BUTTERWORTH: First, it was G. Dharshana. Now, it’s V. Suria.
All the 13-year-old wants is to go to school. He even has his school uniform ready. But he has not been able to do so although the new term started on Jan 2.
He has been listed as a non-citizen in his birth certificate because his late mother was an Indonesian.
He needs to get a temporary permit from the Education Department to go to school and the permit has not been issued yet.
“My friends are always telling me about what they had learnt and their activities in school, but I can only imagine it from home,” said Suria, who has enrolled in SMK Mak Mandin
“They are also always asking me if I will return to school. I tell them I do not know. Sometimes they make fun of me and say I’m a foreigner.”
He had his primary education at SJK (T) Mak Mandin with half-yearly permits from the Education Ministry. This year the permit has not been issued.
His two sisters V. Agilandaiswary, 12, and V. Thuranayagi, 11, who have been enrolled in the same school, are also facing the same predicament.
Their father, part-time electrician M. Vangadeswaran, 45, said that although he is a Malaysian citizen, his children’s birth certificates stated them as non-citizen because his name was not listed on the certificate.

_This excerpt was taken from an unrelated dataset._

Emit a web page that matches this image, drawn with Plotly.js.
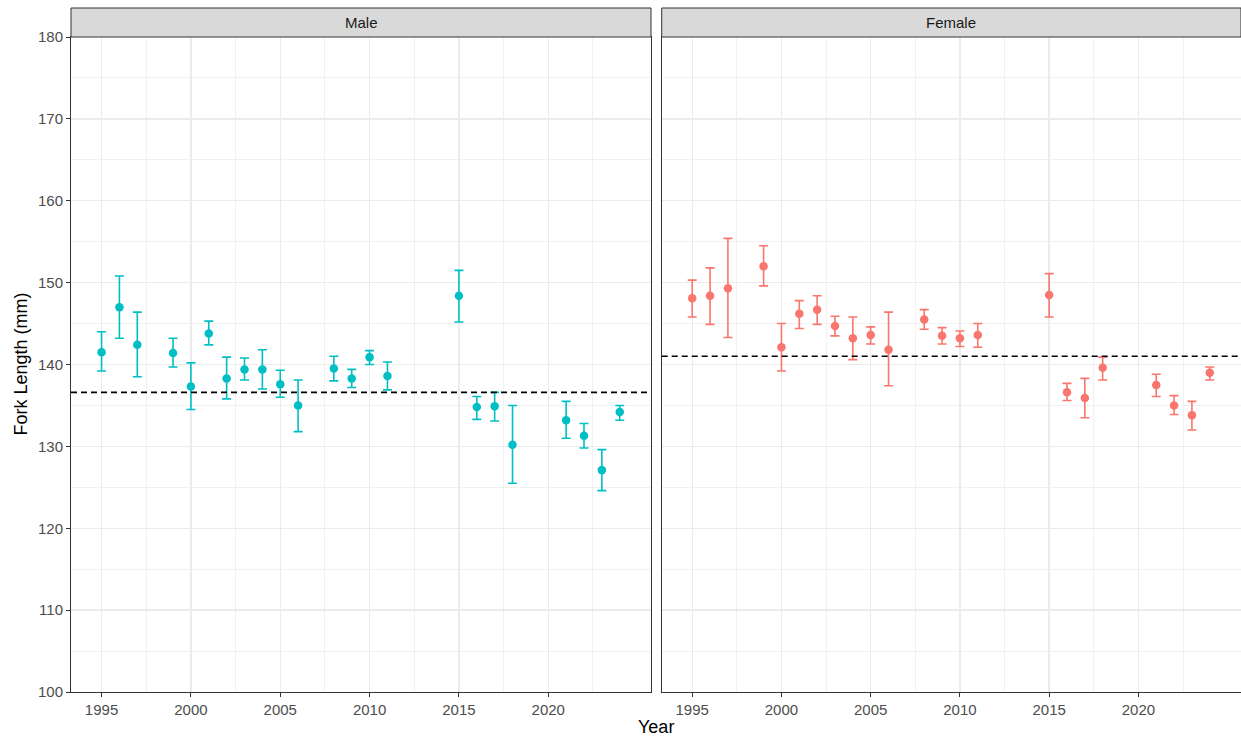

“My late wife was a Hindu from Bali. She is of Indian-Chinese parentage. She died in a road accident in 2011.
“Without a valid birth certificate, a MyKid or MyKad to prove their citizenship, the three need to apply for a permit every six months to attend school.
“They have to miss part of the school term as they have to wait up to a month or even six months for the permits to be issued,” said Vangadeswaran at his house in Ampang Jajar here yesterday.
He said he and his children underwent a DNA test in 2016 which showed he is their biological father.
“I’m awaiting a court decision granting them citizenship,” he said.
“I hope someone can resolve my plight so my children can attend school like other children,” he said.
Batu Uban assemblyman Dr T. Jayabalan, who visited the family, said children should not suffer because of red tape.
“Although their father is a citizen, they still don’t have access to education. This causes unnecessary stress on the family,” he said.
Meanwhile, more cases of stateless children who have been barred from schooling have come to light.
On Thursday, seven children gathered at Penang Education Department in Jalan Bukit Gambir with their parents to seek permission for their schooling but were told to get passports to be enrolled.
The children, aged between seven and 12, were born in Malaysia, with at least one of their parents being a Malaysian.
Penang Education Department deputy director Mohd Jamil Mohamed said Vangadeswaran did not submit all the required documents.